The most prestigious room is on the first floor, reached by a very grand staircase and boasts one of the most impressive views of York Minster along the length of Deangate. This is quite spectacular on a crisp winter’s evening. Within this room is a large wooden tablet whose transcription reads:
This tablet was erected by the Guardians of the York Union to perpetuate the Memory of John Hodgson Esq of Strensall who died 10th of Dec 1890 and by his will Generously bequeathed the sum of £5000, 4 percent preference Stock North Eastern Railway Company free from duty to the Chairman for the time being of the York Union the income of which is to be given at the discretion of the Board to persons living on small incomes when afflicted by illness and without means to procure comforts and necessaries which they may require to help them in their distress such persons not being in receipt of parochial relief and residing within the York Union and the village of Sheriff Hutton.

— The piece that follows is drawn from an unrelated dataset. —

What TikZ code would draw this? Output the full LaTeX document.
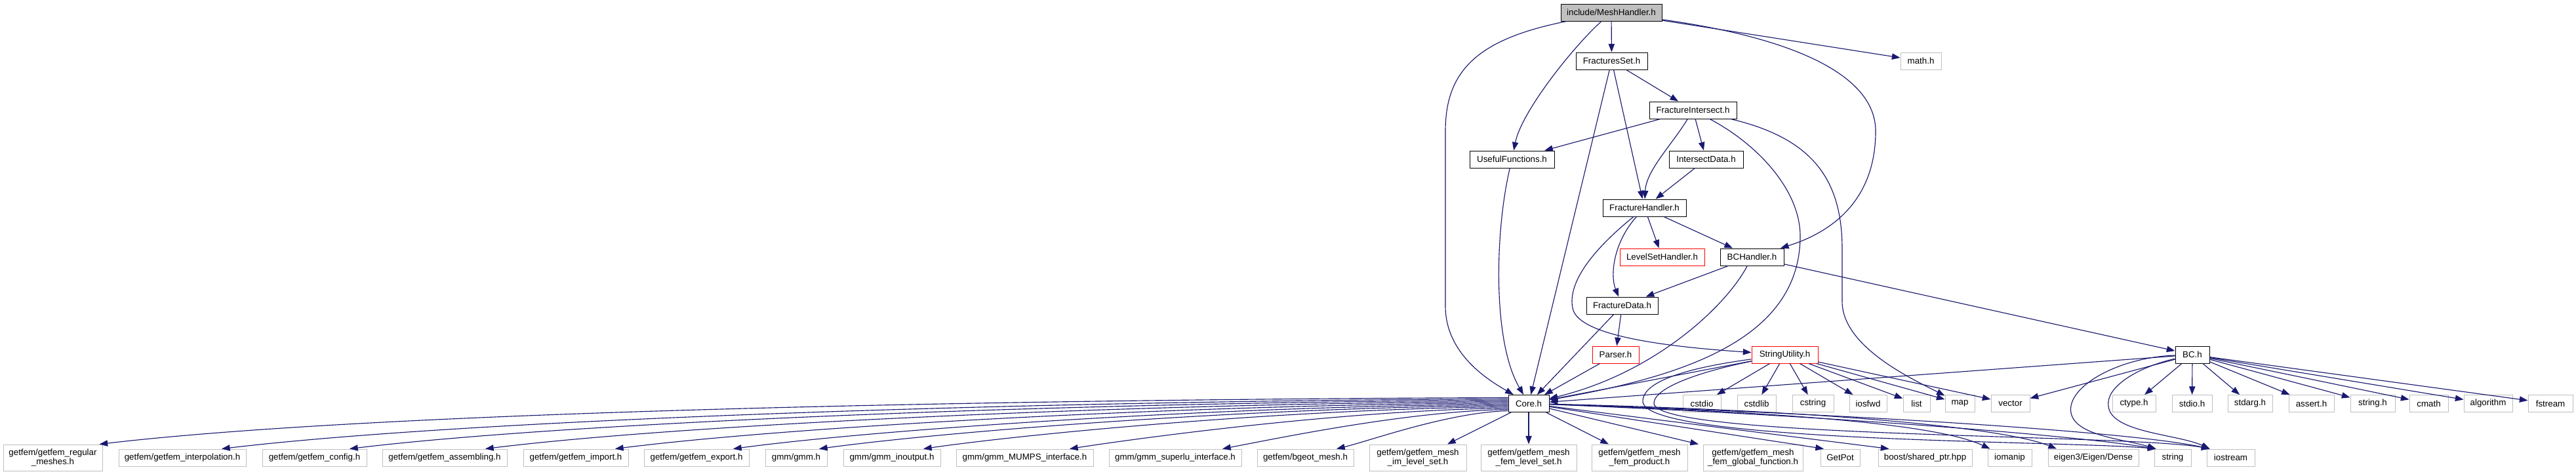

W Surtees Hornby Esq Chairman
Henry King Esq Vice Chairman
James Leeming Clerk
Unveiled on the 24th May 1894, by Henry King Esq Chairman
W Bean York
In addition to holding meetings of the York Union, these premises have been a Register Office, Council Offices and rooms for the Conservative Club which housed three snooker tables, committee rooms and a bar.
York Conservation Trust purchased the building in March 2010 and upgraded it internally and renovated it externally to be the home for Visit York. This includes a ‘state of the art’ Tourist Information Centre on the ground floor and support offices on the first and second floors.